Front Range Airport is seeking to bring scheduled passenger air service to the small general aviation airport located just 5 miles southeast of Denver International Airport.
If Front Range, which is owned by Adams County, succeeds in luring low-fare passenger service, it might encourage some existing carriers at DIA to migrate to the smaller neighbor with lower operating costs.
That could create competition for DIA, the nation's fifth-largest airport, which just got low-fare leader Southwest Airlines service in January 2006.
"DIA is the only airport in the world that can expand like it can; it's a crown jewel," said DIA deputy manager Sally Covington. "Why do anything to harm it?"
Front Range aviation director Dennis Heap said his airport is responding to demands from carriers.

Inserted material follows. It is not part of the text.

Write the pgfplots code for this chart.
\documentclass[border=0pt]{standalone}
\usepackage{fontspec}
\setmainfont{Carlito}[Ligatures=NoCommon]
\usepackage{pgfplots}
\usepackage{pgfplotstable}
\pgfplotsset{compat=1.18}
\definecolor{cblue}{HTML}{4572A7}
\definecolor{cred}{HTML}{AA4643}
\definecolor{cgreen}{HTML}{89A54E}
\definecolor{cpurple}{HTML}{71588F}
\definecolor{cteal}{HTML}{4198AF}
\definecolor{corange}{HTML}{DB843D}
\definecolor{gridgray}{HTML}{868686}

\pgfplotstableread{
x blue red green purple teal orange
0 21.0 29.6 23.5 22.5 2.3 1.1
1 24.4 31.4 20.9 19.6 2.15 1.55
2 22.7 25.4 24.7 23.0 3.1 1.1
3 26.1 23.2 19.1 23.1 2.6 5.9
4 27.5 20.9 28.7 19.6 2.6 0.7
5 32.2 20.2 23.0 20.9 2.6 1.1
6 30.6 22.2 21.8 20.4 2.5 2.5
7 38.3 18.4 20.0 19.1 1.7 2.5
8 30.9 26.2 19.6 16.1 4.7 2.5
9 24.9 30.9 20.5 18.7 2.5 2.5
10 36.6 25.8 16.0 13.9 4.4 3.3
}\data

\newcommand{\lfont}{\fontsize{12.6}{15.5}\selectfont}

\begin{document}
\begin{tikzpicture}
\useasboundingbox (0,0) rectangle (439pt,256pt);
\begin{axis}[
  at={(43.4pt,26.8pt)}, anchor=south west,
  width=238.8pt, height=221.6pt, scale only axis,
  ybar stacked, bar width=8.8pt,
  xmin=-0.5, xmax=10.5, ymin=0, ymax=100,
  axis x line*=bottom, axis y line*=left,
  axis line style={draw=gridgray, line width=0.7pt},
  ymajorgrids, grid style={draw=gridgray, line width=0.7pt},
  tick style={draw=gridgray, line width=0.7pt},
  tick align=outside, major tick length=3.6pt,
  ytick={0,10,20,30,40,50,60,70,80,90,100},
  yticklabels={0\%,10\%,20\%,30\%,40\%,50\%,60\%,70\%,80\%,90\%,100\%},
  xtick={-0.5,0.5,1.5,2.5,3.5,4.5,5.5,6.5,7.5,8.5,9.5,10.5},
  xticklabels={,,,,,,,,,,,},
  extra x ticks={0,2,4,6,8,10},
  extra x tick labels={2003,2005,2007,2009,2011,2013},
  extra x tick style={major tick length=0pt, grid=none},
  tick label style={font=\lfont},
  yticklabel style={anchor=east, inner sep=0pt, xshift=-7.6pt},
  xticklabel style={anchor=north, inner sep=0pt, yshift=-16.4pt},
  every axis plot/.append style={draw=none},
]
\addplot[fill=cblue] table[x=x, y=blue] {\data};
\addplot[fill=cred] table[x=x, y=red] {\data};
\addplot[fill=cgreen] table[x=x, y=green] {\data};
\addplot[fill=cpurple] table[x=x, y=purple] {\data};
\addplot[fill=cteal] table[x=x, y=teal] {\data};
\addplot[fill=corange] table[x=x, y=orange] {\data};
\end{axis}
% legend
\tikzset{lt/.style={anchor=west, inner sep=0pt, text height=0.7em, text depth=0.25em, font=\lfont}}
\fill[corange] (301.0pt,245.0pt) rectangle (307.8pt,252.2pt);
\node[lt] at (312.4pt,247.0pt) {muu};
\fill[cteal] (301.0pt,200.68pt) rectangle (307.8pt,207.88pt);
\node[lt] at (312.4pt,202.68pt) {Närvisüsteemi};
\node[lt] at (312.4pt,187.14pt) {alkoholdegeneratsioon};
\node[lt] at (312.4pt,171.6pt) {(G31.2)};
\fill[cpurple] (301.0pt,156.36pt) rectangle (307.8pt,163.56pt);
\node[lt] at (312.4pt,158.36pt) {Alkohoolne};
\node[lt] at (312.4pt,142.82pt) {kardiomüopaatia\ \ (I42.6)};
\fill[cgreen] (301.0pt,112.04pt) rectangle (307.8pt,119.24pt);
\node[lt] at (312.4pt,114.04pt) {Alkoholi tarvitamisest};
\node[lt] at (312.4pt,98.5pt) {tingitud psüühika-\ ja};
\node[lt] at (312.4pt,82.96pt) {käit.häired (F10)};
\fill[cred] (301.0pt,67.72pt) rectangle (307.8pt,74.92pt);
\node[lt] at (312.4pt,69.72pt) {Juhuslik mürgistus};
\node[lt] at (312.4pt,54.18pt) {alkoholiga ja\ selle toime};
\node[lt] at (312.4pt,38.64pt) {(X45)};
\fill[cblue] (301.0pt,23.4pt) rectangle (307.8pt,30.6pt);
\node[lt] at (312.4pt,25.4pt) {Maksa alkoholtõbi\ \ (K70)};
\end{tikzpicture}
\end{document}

Skybus Airlines, a new national discount passenger airline, inquired last year about operating at Front Range, Heap said, adding that the carrier seeks out lower-cost, "secondary" airports.
Even though Front Range had a long-standing policy of not seeking passenger flights, Skybus' inquiry "opened our eyes" about the possibility that passenger service could drive the airport's growth, Heap said.

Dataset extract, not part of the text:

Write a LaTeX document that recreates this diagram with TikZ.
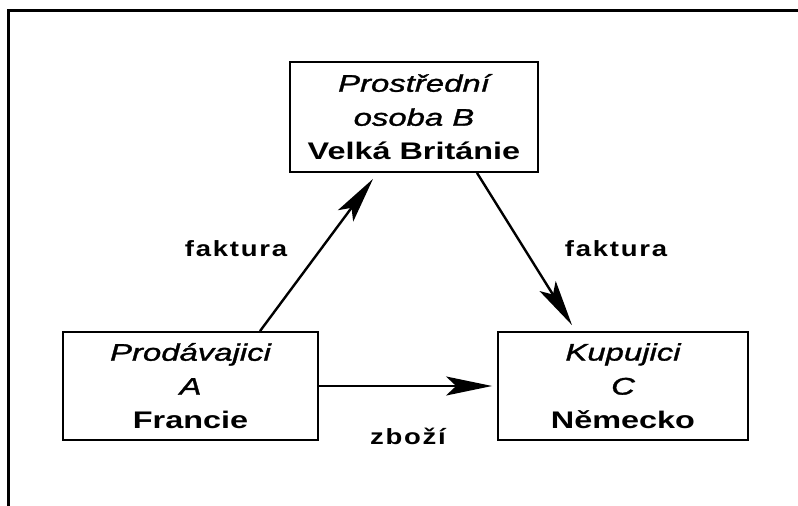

"I know of 11 carriers out there we could accommodate," he said.
Last week, Front Range's board voted to pursue passenger airlines, overturning a 15-year policy.
In 1992, Adams County and Denver officials signed a pact that said, among other things, Front Range would not pursue scheduled passenger service and instead focus on general aviation and cargo flights.

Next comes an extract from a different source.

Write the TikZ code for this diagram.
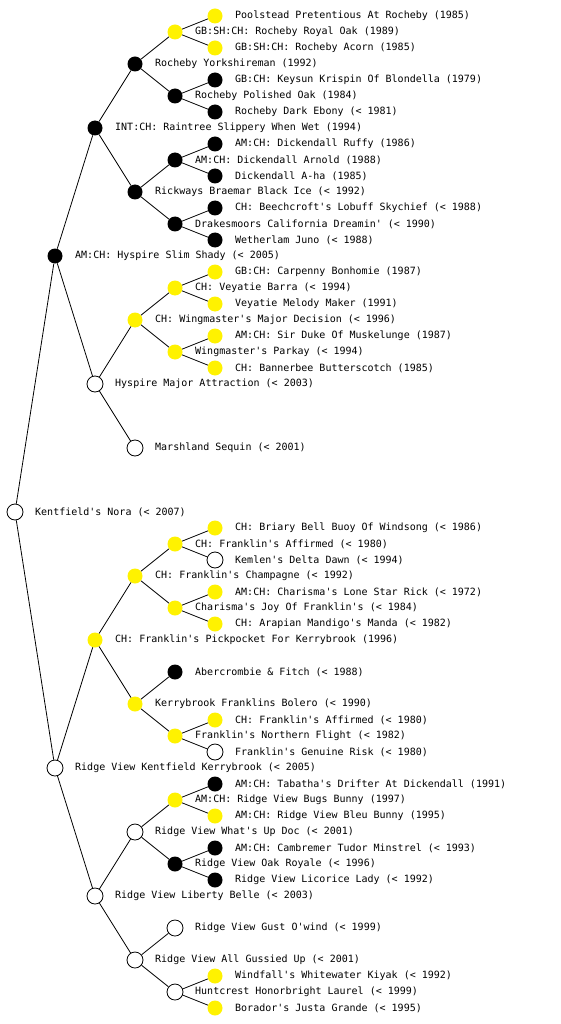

Adams officials rescinded the agreement shortly after it was signed and the county contends the pact's provisions are no longer in force.
"We are extremely comfortable that there is nothing to prohibit Front Range Airport from seeking passenger service," said Robert Loew, an attorney with the Denver law firm Fairfield and Woods, which represents the Front Range Airport Authority. Loew is a former Adams County attorney.
Changes in the airline industry that have encouraged more flying by regional jets and high-performance turboprops favor the launch of service at secondary airports such as Front Range, Heap said.
He said the airport would target carriers with planes weighing up to 130,000 pounds - allowing aircraft such as the Boeing 737 and comparable narrow body jets such as the Airbus 319.
Skybus, which flies the Airbus 319, operates from about 20 airports around the country, promoting what it says are "outrageously low fares - starting with at least 10 seats at $10 on every flight."
Front Range would have to strengthen its two 8,000-foot-long runways with an asphalt overlay to accommodate frequent passenger service with the Boeing 737 or Airbus 319.
The airport would also need to construct a passenger terminal and develop security systems, including passenger screening areas.
Once Front Range gets a request for service from an airline, the airport would need certification from the Federal Aviation Administration to operate scheduled passenger flights with planes of more than 30 seats, Heap said.
DIA officials say a move by Front Range to start passenger service would put the two airports in competition for FAA support and funding.
"We're all competing for limited federal funds," said DIA manager Turner West. "Diluting (the amount of available airport funding) would not be good public policy."